Imminent NC Utilities Commission decision could increase home-energy costs – Carolina Journal
This winter, North Carolina residents are paying more to heat their homes, and an upcoming decision by the N.C. Utilities Commission (NCUC) could add to the pain.
The NCUC is expected to release its Carbon Plan by the end of December, as required by H.B. 951, and which of the options they choose could affect consumer prices. House Bill 951 was bipartisan energy legislation that set the parameters the NCUC must satisfy to work toward carbon reduction targets.
“H.B. 951 required a least-cost policy guardrail, which constrains the NCUC’s options,” said André Béliveau, government affairs manager for the John Locke Foundation. “Time will tell how much ratepayers will be impacted by the NCUC’s decision, whether they follow the letter of the law or not.”
Duke Energy has proposed a few options for the NCUC to consider, and one can view discussion of these four proposals from the John Locke Foundation’s Jon Sanders here: Portfolio 1, Portfolio 2, Portfolio 3, and Portfolio 4.
If the NCUC chooses any of Duke Energy’s proposals, consumers will see a substantial increase in their energy bills.
“Households could pay $400-500 a year more for the same amount of electricity they were already getting, and the increases in commercial and industrial bills would be much higher,” writes Jon Sanders, director of the Center for Food, Power, and Life at the John Locke Foundation.
This policy-induced cost increase would come in addition to the cost increase that inflationary forces have already created.

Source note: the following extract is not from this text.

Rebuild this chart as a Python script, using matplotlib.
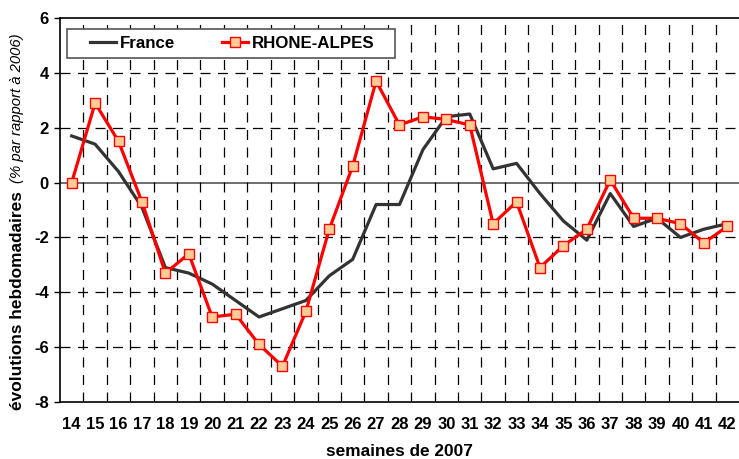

Regardless of what happens with energy policy at the state, federal, or international level, here are a few ways North Carolina residents can save on their home-energy bill this winter:
- Lowering the thermostat: Setting the thermostat to a lower temperature can help reduce energy costs, as the heating system won’t have to work as hard to maintain a comfortable temperature.
- Insulating homes: Proper insulation can help to keep heat in during the winter and out during the summer, reducing the amount of energy needed to maintain a comfortable temperature.
- Upgrading to energy-efficient appliances: Replacing old appliances with newer, more energy-efficient models can help to reduce energy consumption and save money on energy bills.\
- Sealing air leaks: Check for and seal any air leaks around doors, windows, and other openings in the home to keep heat in and reduce the amount of energy needed to heat the home.
- Using energy-efficient lighting: Switching to LED bulbs or other energy-efficient lighting options can help to reduce energy consumption and save money on energy bills.
The average cost to heat a household in the U.S. in general is expected to increase by 17.2%, according to a forecast from the National Energy Assistance Directors Association (NEADA). The group expects U.S. consumers to pay an average of $1,202 to heat their homes, up from $1,025 last winter. This would be a 10-year high.
According to the Bureau of Labor Statistics, energy prices in the U.S. have risen 13.1% over the last 12 months. Electricity costs also rose 13.7% during the same period. Natural gas is up 66%, and heating oil is up 75% since 2020.
The Biden Administration’s stricter regulations and the Russia-Ukraine war have decreased the available supply of oil and natural gas available to the United States. According to the Heritage Foundation, the following federal policies have hurt American production:
· The Biden Administration has not held a single oil and gas lease sale on federal lands.
· The Department of Interior has increased lease sale fees by 50% and decreased available drilling acreage by 80%.
· Under President Biden, timelines for approval on drilling permits have lengthened substantially compared to the previous administration.
According to the World Economic Forum, Russia has cut 80% of gas flows to the European Union between May and October 2022, leading to increased demand from other sources and contributing to higher prices.